[Start of Data shown]
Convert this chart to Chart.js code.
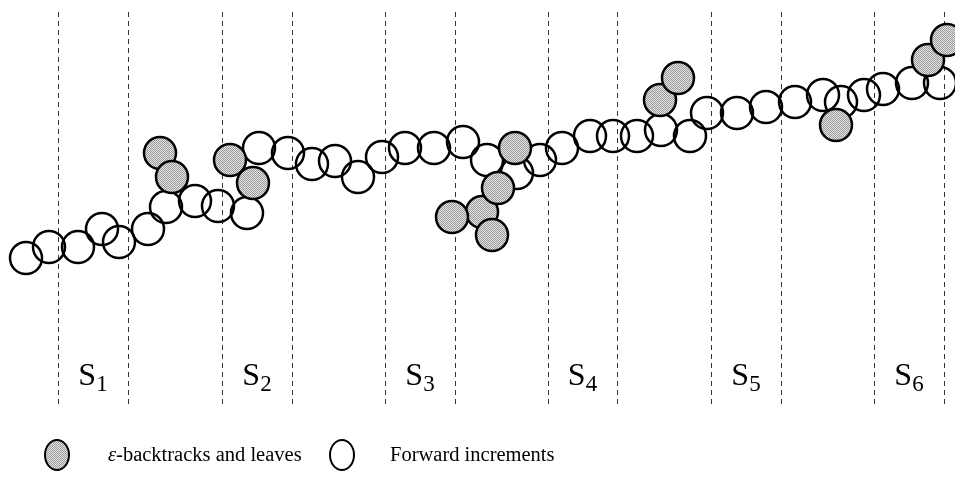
<!DOCTYPE html>
<html>
<head>
<meta charset="utf-8">
<script src="https://cdn.jsdelivr.net/npm/chart.js@4.4.1/dist/chart.umd.min.js"></script>
<style>
    html, body { margin: 0; padding: 0; background: #fff; }
    #wrap { position: relative; width: 955px; height: 495px; }
    #chart { position: absolute; left: 0; top: 0; }
    .key { position: absolute; box-sizing: border-box; border: 2.5px solid #000; border-radius: 50%; width: 26px; height: 32px; }
    .gray { background: repeating-conic-gradient(#9a9a9a 0 25%, #e4e4e4 0 50%) 0 0 / 2px 2px; }
    .txt { position: absolute; font-family: "Liberation Serif", serif; font-size: 20.5px; color: #000; white-space: nowrap; }
</style>
</head>
<body>
<div id="wrap">
    <canvas id="chart" width="955" height="495"></canvas>
    <div class="key gray" style="left:44px; top:439px;"></div>
    <div class="txt" style="left:108px; top:443px;"><i>ε</i>-backtracks and leaves</div>
    <div class="key" style="left:329px; top:439px;"></div>
    <div class="txt" style="left:390px; top:443px;">Forward increments</div>
</div>
<script>
// forward increments (open circles)
var fwdX = [26, 49, 78, 102, 119, 148, 166, 195, 218, 247, 259, 288, 312, 335, 358, 382, 405, 434, 463, 487,
            517, 540, 562, 590, 613, 637, 661, 690, 707, 737, 766, 795, 823, 841, 864, 883, 912, 940];
var fwdY = [258, 247, 247, 229, 242, 229, 207, 201, 206, 213, 148, 153, 164, 161, 177, 157, 148, 148, 142, 160,
            173, 160, 148, 136, 136, 136, 130, 136, 113, 113, 107, 102, 95, 102, 95, 89, 83, 83];

// epsilon-backtracks and leaves (gray circles)
var backX = [160, 172, 230, 253, 482, 452, 492, 498, 515, 660, 678, 836, 928, 947];
var backY = [153, 177, 160, 183, 212, 217, 235, 188, 148, 100, 78, 125, 60, 40];

// segment boundaries and labels
var bounds = [58, 128, 222, 292, 385, 455, 548, 617, 711, 781, 874, 944];
var boundTop = 12;
var boundBottom = 407;
var segNames = ["1", "2", "3", "4", "5", "6"];
var segY = 385;

function toPoints(xs, ys) {
    var pts = [];
    for (var i = 0; i < xs.length; i++) {
        pts.push({x: xs[i], y: ys[i]});
    }
    return pts;
}

function grayPattern() {
    var c = document.createElement("canvas");
    c.width = 2;
    c.height = 2;
    var g = c.getContext("2d");
    g.fillStyle = "#e4e4e4";
    g.fillRect(0, 0, 2, 2);
    g.fillStyle = "#9a9a9a";
    g.fillRect(0, 0, 1, 1);
    g.fillRect(1, 1, 1, 1);
    return g.createPattern(c, "repeat");
}

var datasets = [];
bounds.forEach(function(bx) {
    datasets.push({
        type: "line",
        data: [{x: bx + 0.5, y: boundTop}, {x: bx + 0.5, y: boundBottom}],
        borderColor: "#333",
        borderWidth: 1,
        borderDash: [5, 4],
        pointRadius: 0,
        order: 3
    });
});
datasets.push({
    label: "Forward increments",
    data: toPoints(fwdX, fwdY),
    pointRadius: 16,
    pointBorderWidth: 2.5,
    pointBorderColor: "#000",
    pointBackgroundColor: "rgba(0,0,0,0)",
    showLine: false,
    order: 2
});
datasets.push({
    label: "backtracks",
    data: toPoints(backX, backY),
    pointRadius: 16,
    pointBorderWidth: 2.5,
    pointBorderColor: "#000",
    pointBackgroundColor: grayPattern(),
    showLine: false,
    order: 1
});

var segLabels = {
    id: "segLabels",
    afterDatasetsDraw: function(chart) {
        var ctx = chart.ctx;
        var xs = chart.scales.x;
        var ys = chart.scales.y;
        ctx.save();
        ctx.fillStyle = "#000";
        ctx.textBaseline = "alphabetic";
        for (var i = 0; i < segNames.length; i++) {
            var mid = (bounds[2 * i] + bounds[2 * i + 1]) / 2;
            var px = xs.getPixelForValue(mid);
            var py = ys.getPixelForValue(segY);
            ctx.font = "32px 'Liberation Serif'";
            var w1 = ctx.measureText("S").width;
            ctx.font = "23px 'Liberation Serif'";
            var w2 = ctx.measureText(segNames[i]).width;
            var left = px - (w1 + w2) / 2;
            ctx.font = "32px 'Liberation Serif'";
            ctx.fillText("S", left, py);
            ctx.font = "23px 'Liberation Serif'";
            ctx.fillText(segNames[i], left + w1, py + 6);
        }
        ctx.restore();
    }
};

new Chart(document.getElementById("chart").getContext("2d"), {
    type: "scatter",
    data: { datasets: datasets },
    options: {
        responsive: false,
        animation: false,
        clip: false,
        layout: { padding: 0, autoPadding: false },
        plugins: {
            legend: { display: false },
            tooltip: { enabled: false }
        },
        scales: {
            x: { type: "linear", min: 0, max: 955, display: false },
            y: { type: "linear", min: 0, max: 495, reverse: true, display: false }
        }
    },
    plugins: [segLabels]
});
</script>
</body>
</html>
[End of Data shown]
Where a line in the material contains "chart", copy that line.

Convert this chart to Chart.js code.
<script src="https://cdn.jsdelivr.net/npm/chart.js@4.4.1/dist/chart.umd.min.js"></script>
    #chart { position: absolute; left: 0; top: 0; }
    <canvas id="chart" width="955" height="495"></canvas>
    afterDatasetsDraw: function(chart) {
        var ctx = chart.ctx;
        var xs = chart.scales.x;
        var ys = chart.scales.y;
new Chart(document.getElementById("chart").getContext("2d"), {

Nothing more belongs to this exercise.